▶ Stored data
↓↓↓

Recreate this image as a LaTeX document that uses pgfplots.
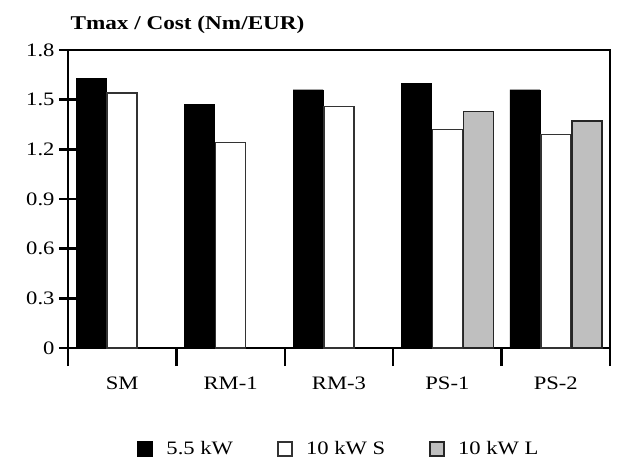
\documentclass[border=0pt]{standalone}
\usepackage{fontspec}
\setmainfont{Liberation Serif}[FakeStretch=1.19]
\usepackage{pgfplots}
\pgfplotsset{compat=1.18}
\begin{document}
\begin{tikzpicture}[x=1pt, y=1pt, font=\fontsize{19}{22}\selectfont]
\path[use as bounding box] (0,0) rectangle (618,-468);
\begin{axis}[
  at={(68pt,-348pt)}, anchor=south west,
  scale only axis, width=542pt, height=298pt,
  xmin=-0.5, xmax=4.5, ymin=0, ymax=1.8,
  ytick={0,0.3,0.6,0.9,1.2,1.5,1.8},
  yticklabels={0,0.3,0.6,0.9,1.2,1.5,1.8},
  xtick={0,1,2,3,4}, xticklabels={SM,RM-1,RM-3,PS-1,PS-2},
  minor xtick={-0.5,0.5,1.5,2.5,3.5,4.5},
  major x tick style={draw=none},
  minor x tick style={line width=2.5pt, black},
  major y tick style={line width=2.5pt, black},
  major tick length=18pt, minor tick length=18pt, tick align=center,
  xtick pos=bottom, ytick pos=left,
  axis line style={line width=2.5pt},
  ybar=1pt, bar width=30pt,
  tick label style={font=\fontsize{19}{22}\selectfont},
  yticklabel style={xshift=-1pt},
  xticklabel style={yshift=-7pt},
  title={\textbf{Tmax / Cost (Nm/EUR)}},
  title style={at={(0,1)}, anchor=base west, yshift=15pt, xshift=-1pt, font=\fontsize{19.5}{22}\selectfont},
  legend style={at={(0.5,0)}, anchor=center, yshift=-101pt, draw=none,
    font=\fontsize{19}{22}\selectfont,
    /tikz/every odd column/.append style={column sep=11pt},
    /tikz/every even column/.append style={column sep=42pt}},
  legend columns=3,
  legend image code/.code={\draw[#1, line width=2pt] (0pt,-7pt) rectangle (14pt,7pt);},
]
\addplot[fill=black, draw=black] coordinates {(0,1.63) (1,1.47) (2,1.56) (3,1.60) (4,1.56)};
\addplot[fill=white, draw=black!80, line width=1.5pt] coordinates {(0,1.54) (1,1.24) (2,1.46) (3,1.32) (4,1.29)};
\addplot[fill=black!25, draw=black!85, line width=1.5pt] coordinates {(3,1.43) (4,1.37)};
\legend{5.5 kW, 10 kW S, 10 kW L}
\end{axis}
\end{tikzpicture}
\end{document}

↑↑↑

▶ What you are asked to do
The data should be printed again unchanged; leave its pictures out.

▶ Answer
Recreate this image as a LaTeX document that uses pgfplots.
\documentclass[border=0pt]{standalone}
\usepackage{fontspec}
\setmainfont{Liberation Serif}[FakeStretch=1.19]
\usepackage{pgfplots}
\pgfplotsset{compat=1.18}
\begin{document}
\begin{tikzpicture}[x=1pt, y=1pt, font=\fontsize{19}{22}\selectfont]
\path[use as bounding box] (0,0) rectangle (618,-468);
\begin{axis}[
  at={(68pt,-348pt)}, anchor=south west,
  scale only axis, width=542pt, height=298pt,
  xmin=-0.5, xmax=4.5, ymin=0, ymax=1.8,
  ytick={0,0.3,0.6,0.9,1.2,1.5,1.8},
  yticklabels={0,0.3,0.6,0.9,1.2,1.5,1.8},
  xtick={0,1,2,3,4}, xticklabels={SM,RM-1,RM-3,PS-1,PS-2},
  minor xtick={-0.5,0.5,1.5,2.5,3.5,4.5},
  major x tick style={draw=none},
  minor x tick style={line width=2.5pt, black},
  major y tick style={line width=2.5pt, black},
  major tick length=18pt, minor tick length=18pt, tick align=center,
  xtick pos=bottom, ytick pos=left,
  axis line style={line width=2.5pt},
  ybar=1pt, bar width=30pt,
  tick label style={font=\fontsize{19}{22}\selectfont},
  yticklabel style={xshift=-1pt},
  xticklabel style={yshift=-7pt},
  title={\textbf{Tmax / Cost (Nm/EUR)}},
  title style={at={(0,1)}, anchor=base west, yshift=15pt, xshift=-1pt, font=\fontsize{19.5}{22}\selectfont},
  legend style={at={(0.5,0)}, anchor=center, yshift=-101pt, draw=none,
    font=\fontsize{19}{22}\selectfont,
    /tikz/every odd column/.append style={column sep=11pt},
    /tikz/every even column/.append style={column sep=42pt}},
  legend columns=3,
  legend image code/.code={\draw[#1, line width=2pt] (0pt,-7pt) rectangle (14pt,7pt);},
]
\addplot[fill=black, draw=black] coordinates {(0,1.63) (1,1.47) (2,1.56) (3,1.60) (4,1.56)};
\addplot[fill=white, draw=black!80, line width=1.5pt] coordinates {(0,1.54) (1,1.24) (2,1.46) (3,1.32) (4,1.29)};
\addplot[fill=black!25, draw=black!85, line width=1.5pt] coordinates {(3,1.43) (4,1.37)};
\legend{5.5 kW, 10 kW S, 10 kW L}
\end{axis}
\end{tikzpicture}
\end{document}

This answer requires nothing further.